DIY Rebar J-Hooks for Cost-Effective Hold

For smaller, lightweight structures on a tight budget, the old-timer’s rebar J-hook is a viable option. The concept is simple: take a 3- or 4-foot length of heavy rebar (#4 or #5), heat one end with a torch, and bend it into a "J" shape. You then drive these deep into the ground at an angle to pin down the base frame of a hoop house or a small animal shelter.

The key to making these work is length and angle. A short, vertically driven stake pulls out easily. A long hook driven at a 45-degree angle, with the hook catching the shelter’s base frame, forces the wind to pull against a much larger column of soil. It’s a classic example of using leverage and physics to make a simple material effective.

This is a "better than nothing" solution. It offers far more holding power than simple tent stakes but cannot compete with engineered anchors in a serious storm. Use them for low-risk applications, like securing a chicken tractor in a sheltered yard, not for a large run-in on an exposed hilltop.

Matching Your Anchor System to Local Conditions

There is no single "best" anchor. The right choice is a careful calculation based on your specific situation. Before you buy a single piece of hardware, walk your property and think through these four critical factors:

  • Soil Type: Is your ground soft loam, dense clay, sand, or solid rock just inches below the surface? A Duckbill that’s perfect for loam is useless in rock, where you’d need to drill and set anchor bolts in concrete.
  • Wind Exposure: Is the shelter tucked behind a thick treeline or is it sitting on a wide-open, windswept hill? The more exposed the location, the more you need to over-engineer your anchoring system.
  • Shelter Permanence: Are you building a generational barn or a temporary lambing shed you’ll move in six weeks? Your timeline dictates your method, from portable screw-in anchors to permanent concrete piers.
  • Budget and Labor: How much can you afford to spend, and how much work are you willing and able to do yourself? Pouring concrete is cheap in materials but rich in labor; helical piles are the opposite.

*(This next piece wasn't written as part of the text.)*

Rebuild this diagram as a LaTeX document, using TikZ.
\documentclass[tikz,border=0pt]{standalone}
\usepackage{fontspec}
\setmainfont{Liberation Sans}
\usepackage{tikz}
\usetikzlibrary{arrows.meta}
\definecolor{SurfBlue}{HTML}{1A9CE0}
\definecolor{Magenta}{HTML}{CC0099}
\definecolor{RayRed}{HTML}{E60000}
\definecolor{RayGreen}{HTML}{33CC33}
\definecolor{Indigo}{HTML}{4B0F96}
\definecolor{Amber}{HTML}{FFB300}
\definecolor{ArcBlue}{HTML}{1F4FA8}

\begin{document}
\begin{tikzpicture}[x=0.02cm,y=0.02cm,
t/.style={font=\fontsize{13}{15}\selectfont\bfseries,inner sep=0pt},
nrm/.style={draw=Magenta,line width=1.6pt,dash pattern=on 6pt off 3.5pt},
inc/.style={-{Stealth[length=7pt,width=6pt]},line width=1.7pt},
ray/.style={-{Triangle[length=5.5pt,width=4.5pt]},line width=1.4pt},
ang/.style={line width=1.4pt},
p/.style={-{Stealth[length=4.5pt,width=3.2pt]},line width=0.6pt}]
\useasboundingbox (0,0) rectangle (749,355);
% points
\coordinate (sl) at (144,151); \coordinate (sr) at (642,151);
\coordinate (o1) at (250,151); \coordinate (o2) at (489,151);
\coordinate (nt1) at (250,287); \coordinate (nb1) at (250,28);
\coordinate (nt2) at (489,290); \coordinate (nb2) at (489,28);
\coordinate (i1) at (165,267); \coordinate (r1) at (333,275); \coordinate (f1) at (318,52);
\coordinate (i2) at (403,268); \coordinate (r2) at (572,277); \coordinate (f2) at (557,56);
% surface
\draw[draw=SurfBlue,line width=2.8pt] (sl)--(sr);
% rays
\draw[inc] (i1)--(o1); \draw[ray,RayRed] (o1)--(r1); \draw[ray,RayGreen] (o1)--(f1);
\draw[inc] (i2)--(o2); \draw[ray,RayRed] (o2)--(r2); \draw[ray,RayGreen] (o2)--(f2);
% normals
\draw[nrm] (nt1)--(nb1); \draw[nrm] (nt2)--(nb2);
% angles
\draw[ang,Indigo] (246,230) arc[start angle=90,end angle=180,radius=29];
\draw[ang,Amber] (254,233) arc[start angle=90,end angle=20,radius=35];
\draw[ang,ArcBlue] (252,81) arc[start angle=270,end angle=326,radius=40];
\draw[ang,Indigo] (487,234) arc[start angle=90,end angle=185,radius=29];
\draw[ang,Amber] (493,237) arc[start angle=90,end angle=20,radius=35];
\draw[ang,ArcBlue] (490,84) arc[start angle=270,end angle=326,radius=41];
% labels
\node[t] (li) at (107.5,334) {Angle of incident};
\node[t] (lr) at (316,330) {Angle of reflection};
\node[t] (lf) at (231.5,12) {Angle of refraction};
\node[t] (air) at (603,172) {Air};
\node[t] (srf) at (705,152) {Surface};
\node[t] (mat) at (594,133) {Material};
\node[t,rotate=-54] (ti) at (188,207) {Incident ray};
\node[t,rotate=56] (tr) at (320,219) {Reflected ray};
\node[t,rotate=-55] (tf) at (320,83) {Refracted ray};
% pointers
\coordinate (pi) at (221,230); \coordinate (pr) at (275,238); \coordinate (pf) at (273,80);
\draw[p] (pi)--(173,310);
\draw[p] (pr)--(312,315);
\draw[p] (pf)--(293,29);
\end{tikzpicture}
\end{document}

Take the time to assess these variables honestly. Choosing the right anchor isn’t just a construction detail; it’s a risk management decision. Get it right, and you’ll sleep soundly through the worst storms.

Don’t treat your shelter’s foundation as an afterthought. The ground beneath your feet is your strongest ally against the weather, so choose an anchor that connects your structure to it with unshakable confidence. A little extra planning and investment here pays dividends for the entire life of your shelter.